* BEGIN COLLECTED MATERIAL *
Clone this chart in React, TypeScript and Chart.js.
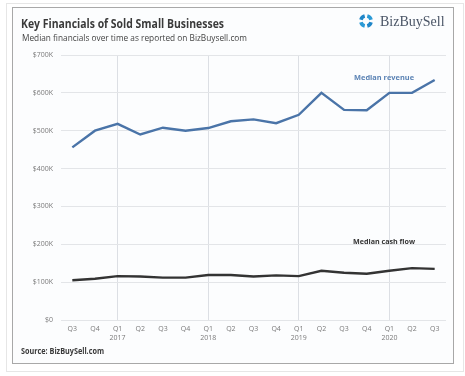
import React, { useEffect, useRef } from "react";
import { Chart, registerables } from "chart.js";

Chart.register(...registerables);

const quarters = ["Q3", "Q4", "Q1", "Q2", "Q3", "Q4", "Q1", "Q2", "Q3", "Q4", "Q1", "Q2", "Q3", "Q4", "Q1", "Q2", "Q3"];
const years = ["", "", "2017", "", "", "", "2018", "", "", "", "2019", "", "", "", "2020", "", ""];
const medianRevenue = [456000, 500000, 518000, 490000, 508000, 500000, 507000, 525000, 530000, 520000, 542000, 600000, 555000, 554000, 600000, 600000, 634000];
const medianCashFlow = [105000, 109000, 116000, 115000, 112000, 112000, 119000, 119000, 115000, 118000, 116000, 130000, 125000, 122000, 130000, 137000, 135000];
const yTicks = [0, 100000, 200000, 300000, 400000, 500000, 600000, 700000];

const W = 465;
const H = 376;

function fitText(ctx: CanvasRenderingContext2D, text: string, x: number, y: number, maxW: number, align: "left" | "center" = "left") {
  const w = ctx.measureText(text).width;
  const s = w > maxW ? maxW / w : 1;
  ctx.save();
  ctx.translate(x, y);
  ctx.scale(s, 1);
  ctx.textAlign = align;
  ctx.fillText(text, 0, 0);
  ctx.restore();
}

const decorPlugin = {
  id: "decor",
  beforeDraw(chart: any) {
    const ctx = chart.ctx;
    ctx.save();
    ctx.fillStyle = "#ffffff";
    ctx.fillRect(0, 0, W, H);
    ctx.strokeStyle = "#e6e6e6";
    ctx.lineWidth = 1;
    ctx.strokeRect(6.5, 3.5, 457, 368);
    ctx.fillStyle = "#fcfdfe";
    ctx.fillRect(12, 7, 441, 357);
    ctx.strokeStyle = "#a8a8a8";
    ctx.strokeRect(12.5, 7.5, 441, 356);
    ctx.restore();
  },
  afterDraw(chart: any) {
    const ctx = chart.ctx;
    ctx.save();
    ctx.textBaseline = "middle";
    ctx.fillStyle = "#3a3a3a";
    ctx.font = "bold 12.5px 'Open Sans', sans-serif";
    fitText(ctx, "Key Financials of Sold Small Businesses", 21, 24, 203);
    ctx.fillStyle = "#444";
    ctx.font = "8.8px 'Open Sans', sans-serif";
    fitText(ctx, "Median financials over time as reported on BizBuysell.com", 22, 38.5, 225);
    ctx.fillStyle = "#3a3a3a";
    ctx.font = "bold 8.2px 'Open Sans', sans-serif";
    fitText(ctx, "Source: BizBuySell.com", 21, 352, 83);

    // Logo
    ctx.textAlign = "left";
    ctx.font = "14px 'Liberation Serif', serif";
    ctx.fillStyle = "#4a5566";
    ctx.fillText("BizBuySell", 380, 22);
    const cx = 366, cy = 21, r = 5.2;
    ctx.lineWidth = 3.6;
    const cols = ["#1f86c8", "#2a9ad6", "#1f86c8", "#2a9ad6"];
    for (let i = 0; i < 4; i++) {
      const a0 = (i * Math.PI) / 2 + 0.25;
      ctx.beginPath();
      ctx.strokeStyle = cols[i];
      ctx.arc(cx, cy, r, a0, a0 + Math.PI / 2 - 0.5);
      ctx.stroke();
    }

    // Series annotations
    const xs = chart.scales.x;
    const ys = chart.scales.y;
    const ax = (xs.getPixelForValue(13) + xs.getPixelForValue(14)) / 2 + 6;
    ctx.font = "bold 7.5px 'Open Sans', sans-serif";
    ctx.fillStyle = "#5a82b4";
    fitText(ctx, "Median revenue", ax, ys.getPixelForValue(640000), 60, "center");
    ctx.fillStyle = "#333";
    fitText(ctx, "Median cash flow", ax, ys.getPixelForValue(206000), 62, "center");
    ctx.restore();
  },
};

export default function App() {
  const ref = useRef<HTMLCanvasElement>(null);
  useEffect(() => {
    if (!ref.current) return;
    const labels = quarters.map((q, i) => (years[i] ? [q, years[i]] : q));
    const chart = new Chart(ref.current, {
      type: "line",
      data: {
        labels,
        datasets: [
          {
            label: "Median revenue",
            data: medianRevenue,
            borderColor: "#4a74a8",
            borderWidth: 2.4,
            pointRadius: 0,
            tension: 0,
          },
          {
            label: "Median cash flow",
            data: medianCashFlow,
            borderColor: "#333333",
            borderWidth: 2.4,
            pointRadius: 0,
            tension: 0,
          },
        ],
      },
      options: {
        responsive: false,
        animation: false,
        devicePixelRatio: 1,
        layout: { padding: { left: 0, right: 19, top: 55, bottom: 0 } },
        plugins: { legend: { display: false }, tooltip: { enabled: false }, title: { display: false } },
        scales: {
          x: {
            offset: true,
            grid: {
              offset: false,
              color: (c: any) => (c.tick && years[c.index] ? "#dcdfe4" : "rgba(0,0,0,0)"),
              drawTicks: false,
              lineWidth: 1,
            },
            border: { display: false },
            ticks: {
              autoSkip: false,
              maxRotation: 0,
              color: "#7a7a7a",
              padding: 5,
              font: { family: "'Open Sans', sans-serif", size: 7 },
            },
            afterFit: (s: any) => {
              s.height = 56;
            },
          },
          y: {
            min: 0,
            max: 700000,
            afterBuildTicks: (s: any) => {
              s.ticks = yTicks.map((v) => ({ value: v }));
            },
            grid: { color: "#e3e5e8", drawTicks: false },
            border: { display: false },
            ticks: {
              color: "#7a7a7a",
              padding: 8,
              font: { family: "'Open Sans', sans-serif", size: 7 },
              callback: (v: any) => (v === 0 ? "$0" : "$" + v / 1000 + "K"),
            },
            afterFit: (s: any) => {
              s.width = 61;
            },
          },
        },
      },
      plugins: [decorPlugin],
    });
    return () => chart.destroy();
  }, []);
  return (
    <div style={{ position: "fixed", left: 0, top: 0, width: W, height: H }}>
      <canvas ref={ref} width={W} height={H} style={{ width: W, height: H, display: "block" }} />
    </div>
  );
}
* END COLLECTED MATERIAL *
WHAT IS EXPECTED: Begin at the top of the material above and output each line exactly, stopping after the line that holds "Chart.register(...registerables);". Leave out pictures.

SOLVED EXERCISE:
Clone this chart in React, TypeScript and Chart.js.
import React, { useEffect, useRef } from "react";
import { Chart, registerables } from "chart.js";

Chart.register(...registerables);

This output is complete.